Sunday, February 6, 2011

Laughing and Crying

What a weird week this one was, of losses and gains. At the top of the "losses" list, I learned of a friend's death Thursday, moments before one of my 23-year-old daughters was walking out the door to leave for a six-month internship. (She will be too far for any visits during that time.) That made for a strange parting for my daughter and me, a collision of emotions, happy and sad. I hated it that she was worried about me  --  that was all backwards.

The next morning, I was surprised to find that I couldn't stop crying for the loss of this old friend, whom I hadn't seen in years and years. (In fact, I didn't even know he had brain cancer, so what kind of a friend could I really even call myself?) The first morning after a death is always the hardest, though, I think: you wake up to a different world and your foggy mind has to wrap itself around the new reality for the first time. So at work, even when I successfully turned my attention elsewhere, the tears kept flowing, like I had allergies, like someone had blown a big puff of pollen in my face. To try to pull myself together, I wrote a letter to my deceased friend, with no intention whatsoever of sharing it with anyone. Then I thought, well, I will share it with my journalism friends who knew him; they will have their own similar stories to add.

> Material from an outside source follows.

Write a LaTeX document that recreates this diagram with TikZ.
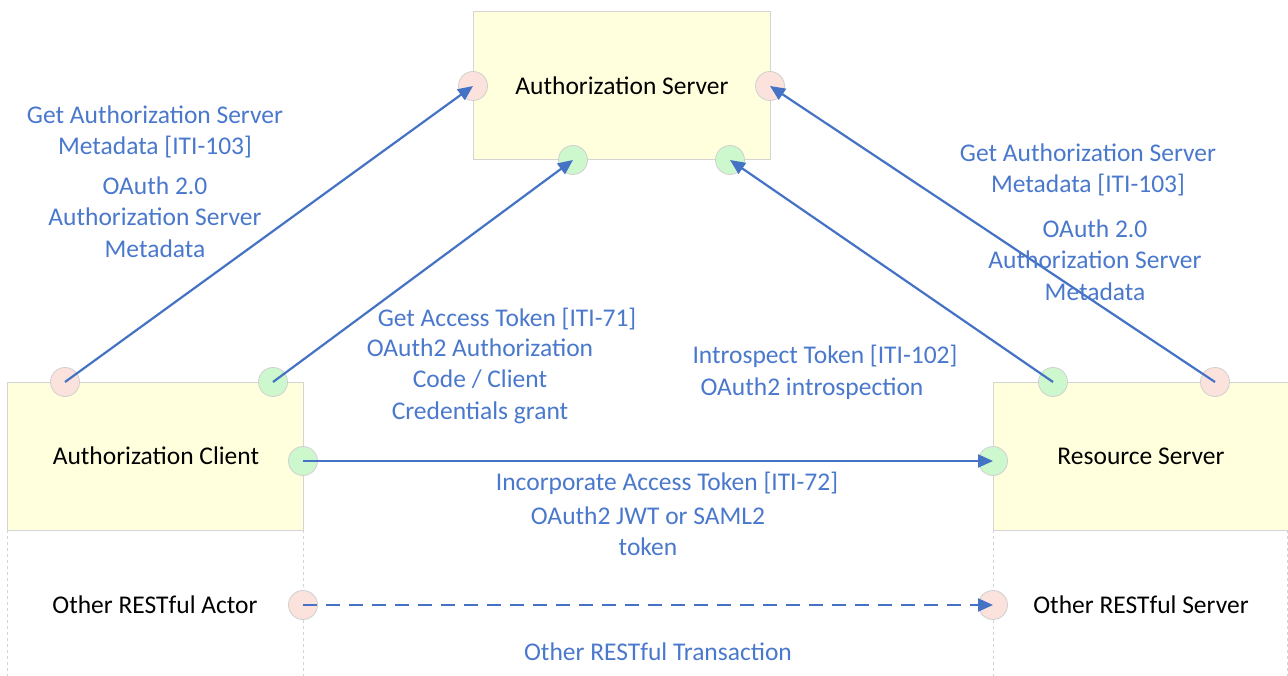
\documentclass[tikz,border=0pt]{standalone}
\usepackage{fontspec}
\setmainfont{Carlito}
\usetikzlibrary{arrows.meta}
\definecolor{boxfill}{HTML}{FFFFDD}
\definecolor{boxline}{HTML}{D4D4D4}
\definecolor{pinkport}{HTML}{FBE2DC}
\definecolor{greenport}{HTML}{CDF7CD}
\definecolor{portline}{HTML}{D0D0D0}
\definecolor{flow}{HTML}{4472C4}
\definecolor{labelblue}{HTML}{4A78CC}
\tikzset{
  actorbox/.style={draw=boxline, fill=boxfill, line width=1pt, inner sep=0pt},
  port/.style={circle, draw=portline, line width=0.8pt, minimum size=29pt, inner sep=0pt},
  pinkp/.style={port, fill=pinkport},
  greenp/.style={port, fill=greenport},
  flowarrow/.style={draw=flow, line width=2.2pt, -{Triangle[length=15pt,width=13pt]}},
  lbl/.style={text=labelblue, align=center, font=\fontsize{25.5}{31.5}\selectfont, inner sep=0pt},
  actorname/.style={text=black, align=center, font=\fontsize{25.5}{31.5}\selectfont, inner sep=0pt},
  lifeline/.style={draw=boxline, dashed, line width=0.8pt}
}
\begin{document}
\begin{tikzpicture}[x=1pt,y=-1pt]
\useasboundingbox (0,0) rectangle (1288,676);
% lifelines
\draw[lifeline] (7,530) -- (7,676);
\draw[lifeline] (303,530) -- (303,676);
\draw[lifeline] (993,530) -- (993,676);
\draw[lifeline] (1287,530) -- (1287,676);
% boxes
\draw[actorbox] (473,12) rectangle (770,160);
\draw[actorbox] (7,382) rectangle (303,530);
\draw[actorbox] (993,382) rectangle (1288,530);
\node[actorname] (as) at (622,86) {Authorization Server};
\node[actorname] (ac) at (156,456) {Authorization Client};
\node[actorname] (rs) at (1141,456) {Resource Server};
\node[actorname] (oa) at (155,605) {Other RESTful Actor};
\node[actorname] (os) at (1141,605) {Other RESTful Server};
% ports
\node[pinkp] (asL) at (473,86) {};
\node[pinkp] (asR) at (770,86) {};
\node[greenp] (asG1) at (573,160) {};
\node[greenp] (asG2) at (730,160) {};
\node[pinkp] (acP) at (65,382) {};
\node[greenp] (acG) at (273,382) {};
\node[greenp] (acR) at (303,461) {};
\node[greenp] (rsG) at (1053,382) {};
\node[pinkp] (rsP) at (1215,382) {};
\node[greenp] (rsL) at (993,461) {};
\node[pinkp] (oaP) at (303,605) {};
\node[pinkp] (osP) at (993,605) {};
% arrows
\draw[flowarrow] (acP.center) -- (asL.center);
\draw[flowarrow] (acG.center) -- (asG1.center);
\draw[flowarrow] (rsG.center) -- (asG2.center);
\draw[flowarrow] (rsP.center) -- (asR.center);
\draw[flowarrow] (acR.center) -- (rsL.center);
\draw[flowarrow, dash pattern=on 14pt off 9pt] (oaP.center) -- (osP.center);
% labels
\node[lbl] (l1a) at (155,132) {Get Authorization Server\\Metadata [ITI-103]};
\node[lbl] (l1b) at (155,217) {OAuth 2.0\\Authorization Server\\Metadata};
\node[lbl] (l2a) at (1088,170) {Get Authorization Server\\Metadata [ITI-103]};
\node[lbl] (l2b) at (1095,260) {OAuth 2.0\\Authorization Server\\Metadata};
\node[lbl] (l3a) at (507,319) {Get Access Token [ITI-71]};
\node[lbl] (l3b) at (480,381) {OAuth2 Authorization\\Code / Client\\Credentials grant};
\node[lbl] (l4a) at (825,356) {Introspect Token [ITI-102]};
\node[lbl] (l4b) at (812,389) {OAuth2 introspection};
\node[lbl] (l5a) at (667,483) {Incorporate Access Token [ITI-72]};
\node[lbl] (l5b) at (648,531) {OAuth2 JWT or SAML2\\token};
\node[lbl] (l6) at (658,652) {Other RESTful Transaction};
\end{tikzpicture}
\end{document}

And from there, with their encouragement, I made it publicly available on this blog. It didn't feel perfectly right, like it was now about self-promotion rather than the ode to a friend originally intended.

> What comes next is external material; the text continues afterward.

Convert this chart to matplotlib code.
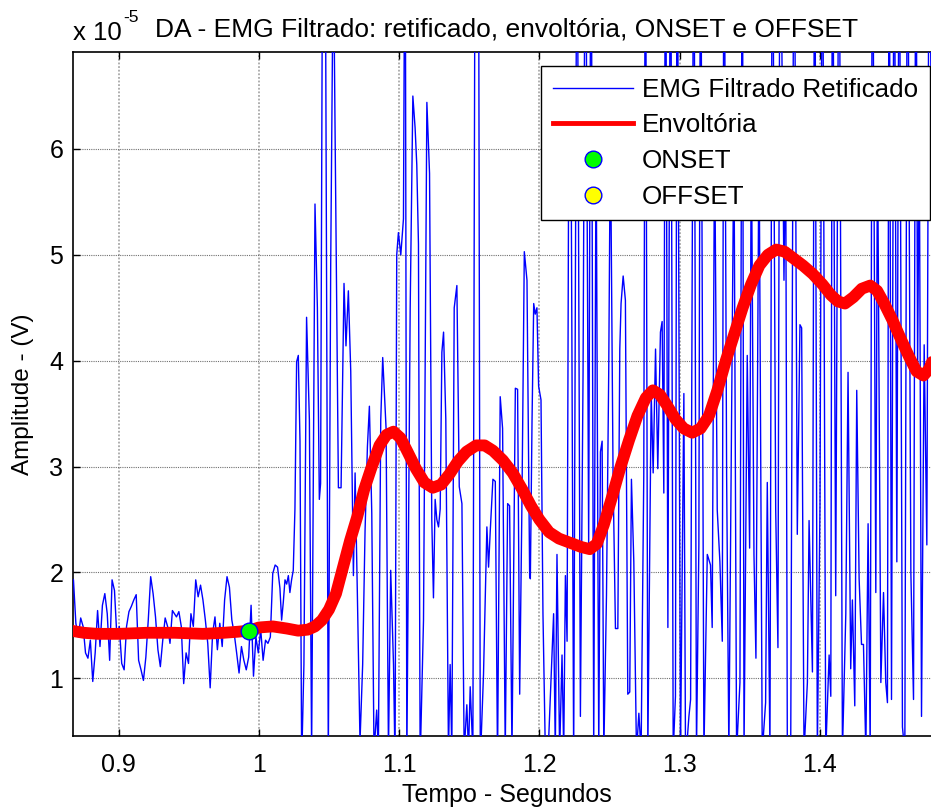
import numpy as np
import matplotlib
matplotlib.use("Agg")
import matplotlib.pyplot as plt
from matplotlib.lines import Line2D

plt.rcParams['font.family'] = ['Liberation Sans', 'DejaVu Sans']

# ---------------- data (amplitude in units of 1e-5 V) ----------------
# baseline segment A (uniform samples between the given times)
segA_t0, segA_t1 = 0.8660, 0.9383
segA_v = [1.95, 1.93, 1.52, 1.39, 1.57, 1.49, 1.24, 1.19, 1.36, 0.97, 1.24, 1.64, 1.30,
          1.69, 1.80, 1.61, 1.17, 1.93, 1.83, 1.39, 1.49, 1.14, 1.08, 1.49, 1.63,
          1.68, 1.74, 1.79, 1.17, 1.08, 0.98, 1.20, 1.55, 1.96, 1.80, 1.58, 1.27,
          1.11, 1.36, 1.57, 1.49, 1.33, 1.64]
# baseline segment B
segB_t0, segB_t1 = 0.9412, 1.0133
segB_v = [1.58, 1.63, 1.49, 0.95, 1.24, 1.14, 1.61, 1.49, 1.93, 1.77, 1.88, 1.74,
          1.55, 1.33, 0.91, 1.42, 1.58, 1.27, 1.52, 1.30, 1.74, 1.96, 1.86, 1.55,
          1.42, 1.24, 1.05, 1.30, 1.17, 1.08, 1.20, 1.69, 1.02, 1.39, 1.24, 1.46,
          1.17, 1.36, 1.33, 1.39, 1.99, 2.07, 2.05]
# activation onset segment C
segC_t = [1.0150, 1.0162, 1.0174, 1.0186, 1.0198, 1.0210, 1.0221, 1.0233, 1.0245, 1.0257,
          1.0269, 1.0281, 1.0293, 1.0305, 1.0321, 1.0340, 1.0360, 1.0376, 1.0400, 1.0417,
          1.0431, 1.0440, 1.0455, 1.0471, 1.0495, 1.0512, 1.0531, 1.0543, 1.0567, 1.0586,
          1.0607, 1.0621, 1.0638, 1.0655, 1.0674, 1.0686, 1.0702, 1.0721, 1.0740, 1.0757,
          1.0774, 1.0788, 1.0805, 1.0821, 1.0840, 1.0852, 1.0869, 1.0883, 1.0907, 1.0924,
          1.0940, 1.0960, 1.0971, 1.0983, 1.0995, 1.1012, 1.1031, 1.1043]
segC_v = [1.85, 1.55, 1.72, 1.93, 1.89, 1.97, 1.81, 1.93, 2.02, 2.60,
          3.99, 4.05, 3.24, 0.20, 1.13, 4.41, 3.44, 0.30, 5.48, 4.50,
          2.69, 2.84, 8.50, 9.00, 0.20, 4.90, 8.00, 6.20, 2.80, 2.80,
          4.73, 4.14, 4.66, 3.90, 1.97, 2.94, 1.81, 0.40, 1.13, 2.39,
          3.19, 3.57, 2.56, 0.30, 0.70, 0.30, 3.44, 4.03, 3.36, 0.30,
          2.02, 1.13, 0.20, 5.00, 5.21, 5.00, 5.34, 9.00]
# segment D
segD_t = [1.1055, 1.1079, 1.1098, 1.1114, 1.1126, 1.1138, 1.1150, 1.1174, 1.1198, 1.1217,
          1.1233, 1.1245, 1.1257, 1.1269, 1.1281, 1.1293, 1.1305, 1.1317, 1.1333, 1.1352,
          1.1364, 1.1376, 1.1393, 1.1412, 1.1429, 1.1448, 1.1464, 1.1483, 1.1495, 1.1507,
          1.1526, 1.1543, 1.1567, 1.1579, 1.1602, 1.1626, 1.1638, 1.1650, 1.1669, 1.1686,
          1.1702, 1.1721, 1.1738, 1.1757, 1.1774, 1.1788, 1.1805, 1.1829, 1.1845, 1.1860,
          1.1876, 1.1893, 1.1912, 1.1931]
segD_v = [0.20, 4.50, 6.50, 6.20, 5.85, 5.10, 0.20, 1.55, 6.44, 5.77,
          2.50, 1.76, 2.69, 2.50, 2.43, 2.60, 4.08, 4.27, 3.45, 0.30,
          1.13, 0.30, 4.50, 4.71, 2.81, 2.65, 0.30, 0.75, 0.30, 0.92,
          0.30, 9.00, 8.00, 0.20, 1.04, 2.43, 2.05, 2.39, 2.88, 2.86,
          0.20, 3.66, 3.36, 0.30, 2.65, 2.63, 0.30, 3.74, 3.73, 0.85,
          2.65, 5.03, 4.76, 1.97]
# segment E
segE_t = [1.1936, 1.1948, 1.1960, 1.1971, 1.1983, 1.1995, 1.2012, 1.2026, 1.2043, 1.2060,
          1.2102, 1.2114, 1.2126, 1.2145, 1.2162, 1.2174, 1.2186, 1.2198, 1.2210, 1.2226,
          1.2245, 1.2269, 1.2293, 1.2312, 1.2329, 1.2352, 1.2369, 1.2388, 1.2405, 1.2424,
          1.2436, 1.2448, 1.2460, 1.2479, 1.2495, 1.2507, 1.2526, 1.2543, 1.2560, 1.2574,
          1.2583, 1.2598, 1.2614, 1.2631, 1.2645, 1.2657, 1.2674, 1.2693, 1.2710, 1.2726,
          1.2745, 1.2757, 1.2774, 1.2798, 1.2812, 1.2829, 1.2845, 1.2864, 1.2876, 1.2888,
          1.2900, 1.2917, 1.2936, 1.2955, 1.2971, 1.2983, 1.3007, 1.3031, 1.3043, 1.3067,
          1.3079, 1.3102, 1.3121, 1.3138, 1.3150, 1.3174, 1.3198, 1.3221, 1.3233, 1.3250,
          1.3269, 1.3288, 1.3305, 1.3317, 1.3336, 1.3352, 1.3371, 1.3388, 1.3407, 1.3431,
          1.3448, 1.3460, 1.3483, 1.3500, 1.3512, 1.3531, 1.3545, 1.3567, 1.3590, 1.3614,
          1.3626, 1.3645, 1.3662, 1.3686, 1.3702, 1.3717, 1.3733, 1.3745, 1.3757, 1.3769,
          1.3793, 1.3817, 1.3840, 1.3859, 1.3871, 1.3888, 1.3912, 1.3924, 1.3948, 1.3964,
          1.3983, 1.4002, 1.4019, 1.4043, 1.4067, 1.4079, 1.4091, 1.4114, 1.4138, 1.4162,
          1.4186, 1.4202, 1.4221, 1.4233, 1.4250, 1.4264, 1.4281, 1.4298, 1.4312, 1.4329,
          1.4345, 1.4360, 1.4376, 1.4400, 1.4412, 1.4436, 1.4455, 1.4471, 1.4483, 1.4495,
          1.4512, 1.4531, 1.4550, 1.4567, 1.4590, 1.4607, 1.4626, 1.4650, 1.4669, 1.4686,
          1.4698, 1.4710, 1.4726, 1.4745, 1.4764, 1.4781, 1.4812, 1.4840, 1.4870]
segE_v = [1.94, 3.43, 4.54, 4.44, 4.50, 3.76, 3.63, 1.61, 0.30, 0.20,
          1.61, 0.30, 2.17, 0.30, 1.22, 0.30, 1.97, 1.35, 6.20, 6.20,
          0.20, 9.00, 0.64, 3.89, 9.00, 2.26, 9.00, 0.30, 6.20, 0.30,
          3.14, 3.24, 0.30, 1.78, 3.89, 6.20, 2.91, 1.47, 1.47, 4.11,
          4.54, 4.80, 4.57, 0.85, 0.87, 2.88, 2.10, 0.30, 0.67, 0.30,
          2.91, 9.00, 0.30, 3.69, 2.94, 4.11, 2.98, 4.27, 4.37, 2.75,
          9.00, 1.48, 9.00, 0.30, 0.83, 9.00, 0.30, 3.69, 0.20, 0.64,
          0.80, 9.00, 0.30, 2.26, 9.00, 0.30, 2.17, 2.07, 1.48, 6.20,
          2.59, 2.10, 1.35, 9.00, 2.91, 0.30, 3.43, 6.20, 0.30, 0.96,
          9.00, 0.30, 4.05, 2.23, 6.20, 2.17, 1.19, 6.20, 0.30, 0.77,
          2.85, 0.30, 9.00, 2.59, 1.29, 9.00, 6.50, 4.76, 6.20, 0.30,
          0.30, 9.00, 2.36, 4.34, 4.31, 0.30, 0.96, 2.49, 1.06, 9.00,
          0.30, 2.65, 9.00, 0.30, 1.22, 0.83, 9.00, 1.78, 9.00, 0.30,
          1.61, 3.89, 1.09, 1.74, 0.74, 3.72, 1.94, 1.32, 1.32, 0.30,
          2.46, 0.30, 9.00, 1.81, 6.20, 0.96, 1.81, 0.96, 0.77, 9.00,
          0.80, 9.00, 2.10, 9.00, 0.54, 0.30, 9.00, 2.00, 0.80, 9.00,
          3.89, 6.20, 0.64, 4.15, 2.26, 9.00, 3.00, 0.30, 5.00]

# envelope (red)
env_t = [0.866, 0.875, 0.885, 0.900, 0.920, 0.940, 0.960, 0.975, 0.985, 0.993,
         1.000, 1.010, 1.020, 1.028, 1.035, 1.040, 1.045, 1.050, 1.055, 1.060,
         1.065, 1.070, 1.075, 1.080, 1.086, 1.091, 1.096, 1.101, 1.106, 1.112,
         1.118, 1.124, 1.130, 1.136, 1.142, 1.148, 1.155, 1.161, 1.167, 1.174,
         1.181, 1.188, 1.194, 1.200, 1.207, 1.214, 1.222, 1.230, 1.236, 1.241,
         1.246, 1.252, 1.258, 1.264, 1.270, 1.276, 1.281, 1.286, 1.291, 1.297,
         1.303, 1.309, 1.315, 1.321, 1.327, 1.333, 1.339, 1.345, 1.351, 1.357,
         1.363, 1.369, 1.375, 1.381, 1.388, 1.395, 1.402, 1.408, 1.413, 1.418,
         1.424, 1.430, 1.436, 1.441, 1.446, 1.452, 1.458, 1.464, 1.469, 1.474,
         1.478, 1.482, 1.487]
env_v = [1.45, 1.43, 1.42, 1.42, 1.43, 1.43, 1.42, 1.43, 1.44, 1.45,
         1.48, 1.49, 1.47, 1.45, 1.46, 1.49, 1.55, 1.65, 1.80, 2.05,
         2.30, 2.52, 2.78, 2.98, 3.20, 3.30, 3.33, 3.27, 3.14, 2.98,
         2.85, 2.80, 2.83, 2.93, 3.05, 3.14, 3.20, 3.20, 3.15, 3.06,
         2.94, 2.78, 2.63, 2.50, 2.38, 2.32, 2.28, 2.24, 2.22, 2.27,
         2.45, 2.72, 3.00, 3.25, 3.48, 3.65, 3.72, 3.68, 3.58, 3.45,
         3.36, 3.32, 3.36, 3.48, 3.72, 4.00, 4.25, 4.50, 4.72, 4.90,
         5.00, 5.05, 5.03, 4.97, 4.90, 4.82, 4.72, 4.62, 4.56, 4.54,
         4.60, 4.68, 4.71, 4.66, 4.54, 4.38, 4.20, 4.03, 3.90, 3.86,
         3.92, 4.05, 4.25]

onset_t = [0.993]
onset_v = [1.45]
offset_t = []
offset_v = []

xticks = [0.9, 1.0, 1.1, 1.2, 1.3, 1.4]
xticklabels = ['0.9', '1', '1.1', '1.2', '1.3', '1.4']
yticks = [1, 2, 3, 4, 5, 6]
yticklabels = ['1', '2', '3', '4', '5', '6']

title = 'DA - EMG Filtrado: retificado, envoltória, ONSET e OFFSET'
xlabel = 'Tempo - Segundos'
ylabel = 'Amplitude - (V)'

# ---------------- figure ----------------
W, H = 931, 807
fig = plt.figure(figsize=(W / 100, H / 100), dpi=100)
L, R, T, B = 73, 941, 52, 736
ax = fig.add_axes([L / W, 1 - B / H, (R - L) / W, (B - T) / H])

emg_t = np.concatenate([np.linspace(segA_t0, segA_t1, len(segA_v)),
                        np.linspace(segB_t0, segB_t1, len(segB_v)),
                        segC_t, segD_t, segE_t])
emg_v = np.concatenate([segA_v, segB_v, segC_v, segD_v, segE_v])

ax.plot(emg_t, emg_v, color='#0000FF', lw=1.0, zorder=3)
ax.plot(env_t, env_v, color='#FF0000', lw=8.5, solid_capstyle='round',
        solid_joinstyle='round', zorder=4)
ax.plot(onset_t, onset_v, 'o', ms=12, mfc='#00FF00', mec='#0000FF', mew=1.0, zorder=5)
ax.plot(offset_t, offset_v, 'o', ms=12, mfc='#FFFF00', mec='#0000FF', mew=1.0, zorder=5)

ax.set_xlim(0.8674, 1.4865)
ax.set_ylim(0.455, 6.916)
ax.set_xticks(xticks)
ax.set_xticklabels(xticklabels)
ax.set_yticks(yticks)
ax.set_yticklabels(yticklabels)
ax.tick_params(direction='in', length=5, width=1, top=True, right=True,
               labelsize=18, pad=7)
ax.tick_params(axis='x', pad=12)

ax.grid(True, axis='x', color='#a8a8a8', ls=(0, (1, 1)), lw=1.3, zorder=1)
ax.grid(True, axis='y', color='#707070', ls=(0, (1, 1)), lw=0.8, zorder=1)
for s in ax.spines.values():
    s.set_linewidth(1.2)
    s.set_color('black')

ax.set_title(title, fontsize=19, pad=11)
ax.set_xlabel(xlabel, fontsize=18)
ax.set_ylabel(ylabel, fontsize=17.5)
ax.xaxis.set_label_coords(0.5, -0.068)
ax.yaxis.set_label_coords(-0.045, 0.5)

ax.text(0.0, 1.0 + 12 / (B - T), 'x 10', transform=ax.transAxes, fontsize=18.5,
        ha='left', va='baseline')
ax.text(50 / (R - L), 1.0 + 30 / (B - T), '-5', transform=ax.transAxes, fontsize=12.5,
        ha='left', va='baseline')

handles = [Line2D([], [], color='#0000FF', lw=1.0),
           Line2D([], [], color='#FF0000', lw=3.5),
           Line2D([], [], ls='none', marker='o', ms=12, mfc='#00FF00', mec='#0000FF', mew=1.0),
           Line2D([], [], ls='none', marker='o', ms=12, mfc='#FFFF00', mec='#0000FF', mew=1.0)]
labels = ['EMG Filtrado Retificado', 'Envoltória', 'ONSET', 'OFFSET']
leg = ax.legend(handles, labels, loc='upper right',
                bbox_to_anchor=(930 / W, 1 - 66 / H), bbox_transform=fig.transFigure,
                fontsize=18.7, frameon=True, fancybox=False, framealpha=1,
                edgecolor='black', borderaxespad=0, handlelength=3.1,
                handletextpad=0.35, labelspacing=0.45, borderpad=0.45)
leg.get_frame().set_linewidth(1.0)
leg.set_zorder(10)

fig.savefig('out.png', dpi=100)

One of the gains for the week was the realization that it's been so long since I've been to a funeral, I no longer have "the funeral dress." (How lucky is that?) Lots of you will know what I'm talking about  --  the outfit you pull from the closet solemnly and use for no other purpose. The one that hardly ever sees the light of day, but that's there to save you from having to think about something so dumb as what you will wear when your heart is so heavy. The one that goes on like a cloak of love and respect, no different in its way from the uniforms standing behind a 21-gun salute. It is classically devoid of style or decoration, so that it is ready for duty, no matter the vagaries of fashion at that time. Though my weight hasn't changed since high school, my figure sure has, and I distinctly remember the day some years ago that I decided the Funeral Dress had to go. The split in the seam at the rib cage was officially beginning to show. It felt as though the dress deserved some rites of its own, after all we'd been through together, some of the hardest times in a person's life.

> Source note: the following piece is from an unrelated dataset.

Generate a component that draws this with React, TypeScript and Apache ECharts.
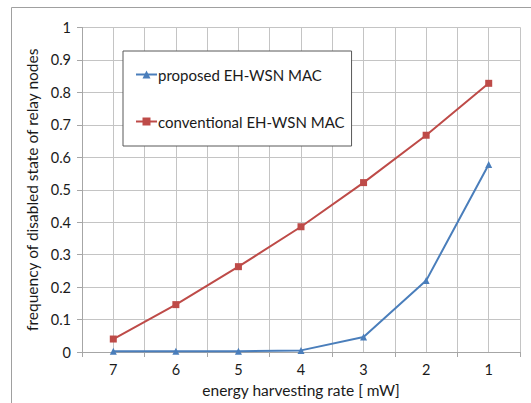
import React, { useEffect, useRef } from "react";
import * as echarts from "echarts";

const categories = ["7", "6", "5", "4", "3", "2", "1"];
const proposed = [0.002, 0.002, 0.002, 0.005, 0.046, 0.22, 0.578];
const conventional = [0.04, 0.146, 0.263, 0.386, 0.522, 0.668, 0.828];
const seriesNames = ["proposed EH-WSN MAC", "conventional EH-WSN MAC"];
const xName = "energy harvesting rate [ mW]";
const yName = "frequency of disabled state of relay nodes";

const FONT = "Lato";
const GRID = "#c4c4c4";
const AXIS = "#a6a6a6";

export default function App() {
  const ref = useRef<HTMLDivElement>(null);
  useEffect(() => {
    if (!ref.current) return;
    const chart = echarts.init(ref.current, null, { renderer: "svg" });
    chart.setOption({
      animation: false,
      backgroundColor: "#fff",
      textStyle: { fontFamily: FONT },
      grid: { left: 82, right: 11, top: 27.5, bottom: 47, containLabel: false },
      graphic: [
        {
          type: "rect",
          shape: { x: 11.5, y: 7.5, width: 700, height: 600 },
          style: { fill: "none", stroke: "#a0a0a0", lineWidth: 1 },
          silent: true,
          z: 0,
        },
      ],
      legend: {
        orient: "vertical",
        left: 123,
        top: 51,
        padding: [16, 7, 17, 12],
        itemGap: 32,
        itemWidth: 21,
        itemHeight: 10,
        backgroundColor: "#fff",
        borderColor: "#595959",
        borderWidth: 1,
        textStyle: { fontFamily: FONT, fontSize: 15, color: "#1a1a1a", padding: [0, 0, 0, -4] },
        data: [
          { name: seriesNames[0], itemStyle: { borderWidth: 0 } },
          { name: seriesNames[1], itemStyle: { borderWidth: 0 } },
        ],
      },
      xAxis: [
        {
          type: "category",
          data: categories,
          boundaryGap: true,
          name: xName,
          nameLocation: "middle",
          nameGap: 30,
          nameTextStyle: { fontFamily: FONT, fontSize: 15.5, color: "#1a1a1a" },
          axisLine: { lineStyle: { color: AXIS } },
          axisTick: { show: true, length: 5, lineStyle: { color: AXIS } },
          axisLabel: { fontFamily: FONT, fontSize: 14.5, color: "#1a1a1a", margin: 10 },
          splitLine: { show: true, lineStyle: { color: GRID } },
        },
        {
          type: "value",
          min: 0,
          max: 14,
          interval: 1,
          position: "bottom",
          axisLine: { show: false },
          axisTick: { show: false },
          axisLabel: { show: false },
          splitLine: { show: true, lineStyle: { color: GRID } },
        },
      ],
      yAxis: {
        type: "value",
        min: 0,
        max: 1,
        interval: 0.1,
        name: yName,
        nameLocation: "middle",
        nameRotate: 90,
        nameGap: 37,
        nameTextStyle: { fontFamily: FONT, fontSize: 15.5, color: "#1a1a1a" },
        axisLine: { show: true, lineStyle: { color: AXIS } },
        axisTick: { show: true, length: 5, lineStyle: { color: AXIS } },
        axisLabel: {
          fontFamily: FONT,
          fontSize: 14.5,
          color: "#1a1a1a",
          margin: 11,
          formatter: (v: number) => String(Math.round(v * 10) / 10),
        },
        splitLine: { show: true, lineStyle: { color: GRID } },
      },
      series: [
        {
          name: seriesNames[0],
          type: "line",
          xAxisIndex: 0,
          data: proposed,
          symbol: "triangle",
          symbolSize: 7,
          itemStyle: { color: "#4a7ebb" },
          lineStyle: { color: "#4a7ebb", width: 2 },
          z: 3,
        },
        {
          name: seriesNames[1],
          type: "line",
          xAxisIndex: 0,
          data: conventional,
          symbol: "rect",
          symbolSize: 7,
          itemStyle: { color: "#be4b48" },
          lineStyle: { color: "#be4b48", width: 2 },
          z: 3,
        },
      ],
    });
    return () => chart.dispose();
  }, []);
  return (
    <div
      ref={ref}
      style={{ position: "fixed", left: 0, top: 0, width: 531, height: 403 }}
    />
  );
}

I am old-fashioned in my belief about what to wear to a funeral, but struck out at Abingdon's one dress shop that was open late enough Friday night. So on Saturday morning, this girl who practically wears pajamas to work was rifling her closet in a panic. In the end, I'd gathered just about every black thing I owned, put it on (I was an "onion," I had layers)  --  and looked like I was heading out to fetch myself a new widower. (See? Dumb.) The more I primped to correct the Tart Look, the worse it got. I visited my mother for a little while before the funeral and told her this. She laughed in absolute agreement and said, "Just keep your coat on."

Dang if it wasn't 80 degrees in the funeral home.

There, dumb concerns aside, I became glad that I'd shared the letter to Keith. In it I had described a bubble-world that only some of us knew, so I am glad those memories have been added to "the memory pot," so to speak. As an Atheist-With-Caveats, I don't really believe we "commend souls" at a funeral. I believe we commend memories into the hearts of the people who attend. It's a cliche, but death really does put the meaning in life. Everything we do passes through that filter in some way. We live on in memory, and the influence we had on others.